Counsel Chagwamnjira advanced an alternative argument. It was his contention that having declared that there was no Will with respect to M'mwala's dambos and land the same ought to have been declared intestate not necessarily customary land. He cited ss. 3 and 16 of the DEWIPA to buttress his contention.
Section 3 of the DEWIPA defines intestate property as property in respect of which there is intestacy under section 16, which provides as follows:
"If a person dies without having left a will valid under section 6, there shall be intestacy in respect of the property to which he or she was entitled at the date of his or her death."
Counsel Chagwamnjira further argued that s. 4 of the DEWIPA prohibits the application of customary law to intestate property. Section 4 of the DEWIPA is in the following terms:
"Except as provided for in this Act, no person shall be entitled under any other written law or under customary law to take by inheritance any of the property to which a deceased person was entitled at the date of his or her death. "
In his response, Counsel Mwala submitted that there was unchallenged evidence that the land in question did not belong to the late Malizani Mmwala and thus, so it was argued, he could not dispose of the same by Will or otherwise. The argument was couched in the following terms:
My Lord, it will be observed from the Lower Court's record that it was in evidence and uncontroverted that the land in question did not belong to late Malizani Mmwala when he was alive.
It is in evidence that this was tribal land and the late Malizani Mmwala having married in another village, had to seek consent to use this land. This clearly shows that the land was not his
We therefore submit that if the land did not belong to Malizani Mmwala whilst he was alive, it cannot be part of his estate when he is dead
We therefore submit that the law of intestacy does not apply to the land herein. The land did not belong to Malizani Mmwala.
It will further be observed that the Appellants argue that the lower court should have called for the Will to be brought to Court once the Appellant mentioned it My Lord, we submit that even if the Lower Court had called for the Will, it would not have applied as the land did not belong to the deceased. One cannot bequeath that which does not belong to him. "

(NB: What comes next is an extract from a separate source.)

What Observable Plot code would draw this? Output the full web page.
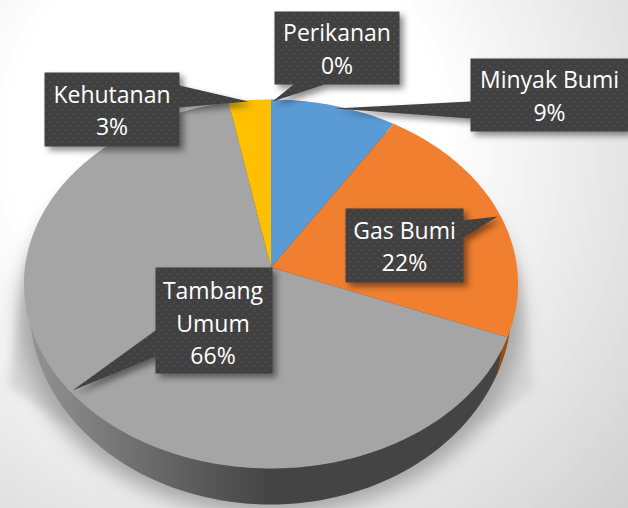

Here again, I cannot agree more with Counsel Mwala. It is not in dispute that the land in question was clan land and the late Malizani Mmwala had to seek consent from the clan to allow him to use the land. The evidence of Loyce Lipaya, Oscar Chapita and Justen Gomani is very clear on this point. Having established that the land in question did not belong to late Malizani Mmwala, the late Malizani Mmwala could not bequeath the same to the Plaintiff or any other person. In the same vein, the land in question could not form part of the intestate estate of the late Malizani Mmwala.
In the final result, premised on all the facts, evidence and principles of law considered, this appeal has failed and it is, accordingly, dismissed with costs.
Pronounced in Court this 10th day of January 2017 at Blantyre in the Republic of Malawi.